_Problem requirements_
Write out every line of the material as it stands, apart from the pictures.

_Supplied material_
------------

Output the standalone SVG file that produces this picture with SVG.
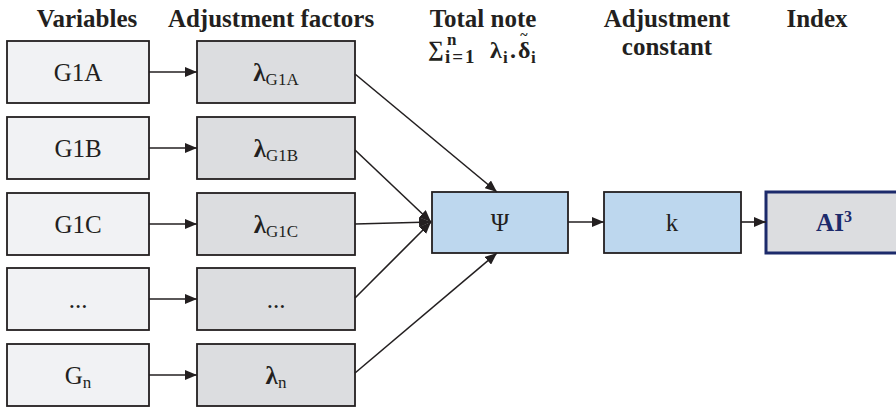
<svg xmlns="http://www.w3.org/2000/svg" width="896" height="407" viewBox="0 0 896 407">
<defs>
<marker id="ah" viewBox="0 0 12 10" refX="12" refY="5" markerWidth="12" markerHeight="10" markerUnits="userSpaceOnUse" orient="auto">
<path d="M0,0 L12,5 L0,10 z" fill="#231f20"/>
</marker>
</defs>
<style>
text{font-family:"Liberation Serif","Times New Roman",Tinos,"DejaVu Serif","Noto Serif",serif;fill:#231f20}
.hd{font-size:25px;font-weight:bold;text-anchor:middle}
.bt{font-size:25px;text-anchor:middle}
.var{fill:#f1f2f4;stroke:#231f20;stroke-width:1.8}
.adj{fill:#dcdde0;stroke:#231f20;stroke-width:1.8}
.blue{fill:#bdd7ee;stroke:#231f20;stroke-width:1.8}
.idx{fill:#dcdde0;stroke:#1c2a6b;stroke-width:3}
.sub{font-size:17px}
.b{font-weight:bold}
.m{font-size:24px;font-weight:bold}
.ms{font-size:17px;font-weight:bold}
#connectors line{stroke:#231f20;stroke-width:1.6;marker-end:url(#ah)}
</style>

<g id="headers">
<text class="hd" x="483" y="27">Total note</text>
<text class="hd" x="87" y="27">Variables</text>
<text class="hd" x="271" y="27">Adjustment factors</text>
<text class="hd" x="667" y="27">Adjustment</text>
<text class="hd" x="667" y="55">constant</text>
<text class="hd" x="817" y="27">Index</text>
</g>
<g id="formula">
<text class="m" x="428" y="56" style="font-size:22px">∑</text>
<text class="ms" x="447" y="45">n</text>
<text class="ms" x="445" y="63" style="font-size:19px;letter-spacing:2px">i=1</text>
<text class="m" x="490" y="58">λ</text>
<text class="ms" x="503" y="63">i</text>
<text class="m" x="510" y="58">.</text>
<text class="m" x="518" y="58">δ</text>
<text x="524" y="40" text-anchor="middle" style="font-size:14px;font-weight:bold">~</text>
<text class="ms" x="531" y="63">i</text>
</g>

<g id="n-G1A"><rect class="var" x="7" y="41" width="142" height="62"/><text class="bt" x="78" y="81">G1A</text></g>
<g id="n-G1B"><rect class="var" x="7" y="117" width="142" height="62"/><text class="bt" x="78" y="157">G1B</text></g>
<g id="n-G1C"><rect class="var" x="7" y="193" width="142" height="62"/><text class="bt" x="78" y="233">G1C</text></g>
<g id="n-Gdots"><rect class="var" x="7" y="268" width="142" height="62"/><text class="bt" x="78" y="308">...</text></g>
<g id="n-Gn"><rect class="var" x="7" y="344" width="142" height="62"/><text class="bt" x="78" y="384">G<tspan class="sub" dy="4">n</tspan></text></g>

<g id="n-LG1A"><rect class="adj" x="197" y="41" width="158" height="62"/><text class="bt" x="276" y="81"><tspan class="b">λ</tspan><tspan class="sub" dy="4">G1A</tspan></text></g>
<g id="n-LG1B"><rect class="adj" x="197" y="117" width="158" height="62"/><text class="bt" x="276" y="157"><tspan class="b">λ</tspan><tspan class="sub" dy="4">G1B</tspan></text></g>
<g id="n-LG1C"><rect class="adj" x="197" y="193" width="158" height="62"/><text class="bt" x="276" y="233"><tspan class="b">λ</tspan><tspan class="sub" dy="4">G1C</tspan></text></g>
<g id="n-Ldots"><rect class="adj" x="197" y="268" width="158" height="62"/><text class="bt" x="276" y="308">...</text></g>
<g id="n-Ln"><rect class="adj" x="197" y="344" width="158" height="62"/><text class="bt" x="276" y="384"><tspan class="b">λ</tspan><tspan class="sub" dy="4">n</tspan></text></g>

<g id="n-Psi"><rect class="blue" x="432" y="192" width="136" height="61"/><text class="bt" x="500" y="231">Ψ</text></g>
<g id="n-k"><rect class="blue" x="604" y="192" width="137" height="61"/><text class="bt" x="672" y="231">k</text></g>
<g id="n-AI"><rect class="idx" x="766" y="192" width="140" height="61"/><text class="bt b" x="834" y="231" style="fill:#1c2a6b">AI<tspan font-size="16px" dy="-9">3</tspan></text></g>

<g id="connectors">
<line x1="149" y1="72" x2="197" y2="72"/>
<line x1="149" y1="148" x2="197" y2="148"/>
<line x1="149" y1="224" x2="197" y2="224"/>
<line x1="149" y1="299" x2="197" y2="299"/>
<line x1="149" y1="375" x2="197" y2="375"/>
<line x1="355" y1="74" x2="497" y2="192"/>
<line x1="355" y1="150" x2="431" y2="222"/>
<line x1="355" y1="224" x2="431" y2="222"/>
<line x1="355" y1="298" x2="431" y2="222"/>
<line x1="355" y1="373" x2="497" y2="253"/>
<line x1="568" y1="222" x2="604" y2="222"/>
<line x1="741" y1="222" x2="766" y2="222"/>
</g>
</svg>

------------

_Answer to this task_
Output the standalone SVG file that produces this picture with SVG.
<svg xmlns="http://www.w3.org/2000/svg" width="896" height="407" viewBox="0 0 896 407">
<defs>
<marker id="ah" viewBox="0 0 12 10" refX="12" refY="5" markerWidth="12" markerHeight="10" markerUnits="userSpaceOnUse" orient="auto">
<path d="M0,0 L12,5 L0,10 z" fill="#231f20"/>
</marker>
</defs>
<style>
text{font-family:"Liberation Serif","Times New Roman",Tinos,"DejaVu Serif","Noto Serif",serif;fill:#231f20}
.hd{font-size:25px;font-weight:bold;text-anchor:middle}
.bt{font-size:25px;text-anchor:middle}
.var{fill:#f1f2f4;stroke:#231f20;stroke-width:1.8}
.adj{fill:#dcdde0;stroke:#231f20;stroke-width:1.8}
.blue{fill:#bdd7ee;stroke:#231f20;stroke-width:1.8}
.idx{fill:#dcdde0;stroke:#1c2a6b;stroke-width:3}
.sub{font-size:17px}
.b{font-weight:bold}
.m{font-size:24px;font-weight:bold}
.ms{font-size:17px;font-weight:bold}
#connectors line{stroke:#231f20;stroke-width:1.6;marker-end:url(#ah)}
</style>

<g id="headers">
<text class="hd" x="483" y="27">Total note</text>
<text class="hd" x="87" y="27">Variables</text>
<text class="hd" x="271" y="27">Adjustment factors</text>
<text class="hd" x="667" y="27">Adjustment</text>
<text class="hd" x="667" y="55">constant</text>
<text class="hd" x="817" y="27">Index</text>
</g>
<g id="formula">
<text class="m" x="428" y="56" style="font-size:22px">∑</text>
<text class="ms" x="447" y="45">n</text>
<text class="ms" x="445" y="63" style="font-size:19px;letter-spacing:2px">i=1</text>
<text class="m" x="490" y="58">λ</text>
<text class="ms" x="503" y="63">i</text>
<text class="m" x="510" y="58">.</text>
<text class="m" x="518" y="58">δ</text>
<text x="524" y="40" text-anchor="middle" style="font-size:14px;font-weight:bold">~</text>
<text class="ms" x="531" y="63">i</text>
</g>

<g id="n-G1A"><rect class="var" x="7" y="41" width="142" height="62"/><text class="bt" x="78" y="81">G1A</text></g>
<g id="n-G1B"><rect class="var" x="7" y="117" width="142" height="62"/><text class="bt" x="78" y="157">G1B</text></g>
<g id="n-G1C"><rect class="var" x="7" y="193" width="142" height="62"/><text class="bt" x="78" y="233">G1C</text></g>
<g id="n-Gdots"><rect class="var" x="7" y="268" width="142" height="62"/><text class="bt" x="78" y="308">...</text></g>
<g id="n-Gn"><rect class="var" x="7" y="344" width="142" height="62"/><text class="bt" x="78" y="384">G<tspan class="sub" dy="4">n</tspan></text></g>

<g id="n-LG1A"><rect class="adj" x="197" y="41" width="158" height="62"/><text class="bt" x="276" y="81"><tspan class="b">λ</tspan><tspan class="sub" dy="4">G1A</tspan></text></g>
<g id="n-LG1B"><rect class="adj" x="197" y="117" width="158" height="62"/><text class="bt" x="276" y="157"><tspan class="b">λ</tspan><tspan class="sub" dy="4">G1B</tspan></text></g>
<g id="n-LG1C"><rect class="adj" x="197" y="193" width="158" height="62"/><text class="bt" x="276" y="233"><tspan class="b">λ</tspan><tspan class="sub" dy="4">G1C</tspan></text></g>
<g id="n-Ldots"><rect class="adj" x="197" y="268" width="158" height="62"/><text class="bt" x="276" y="308">...</text></g>
<g id="n-Ln"><rect class="adj" x="197" y="344" width="158" height="62"/><text class="bt" x="276" y="384"><tspan class="b">λ</tspan><tspan class="sub" dy="4">n</tspan></text></g>

<g id="n-Psi"><rect class="blue" x="432" y="192" width="136" height="61"/><text class="bt" x="500" y="231">Ψ</text></g>
<g id="n-k"><rect class="blue" x="604" y="192" width="137" height="61"/><text class="bt" x="672" y="231">k</text></g>
<g id="n-AI"><rect class="idx" x="766" y="192" width="140" height="61"/><text class="bt b" x="834" y="231" style="fill:#1c2a6b">AI<tspan font-size="16px" dy="-9">3</tspan></text></g>

<g id="connectors">
<line x1="149" y1="72" x2="197" y2="72"/>
<line x1="149" y1="148" x2="197" y2="148"/>
<line x1="149" y1="224" x2="197" y2="224"/>
<line x1="149" y1="299" x2="197" y2="299"/>
<line x1="149" y1="375" x2="197" y2="375"/>
<line x1="355" y1="74" x2="497" y2="192"/>
<line x1="355" y1="150" x2="431" y2="222"/>
<line x1="355" y1="224" x2="431" y2="222"/>
<line x1="355" y1="298" x2="431" y2="222"/>
<line x1="355" y1="373" x2="497" y2="253"/>
<line x1="568" y1="222" x2="604" y2="222"/>
<line x1="741" y1="222" x2="766" y2="222"/>
</g>
</svg>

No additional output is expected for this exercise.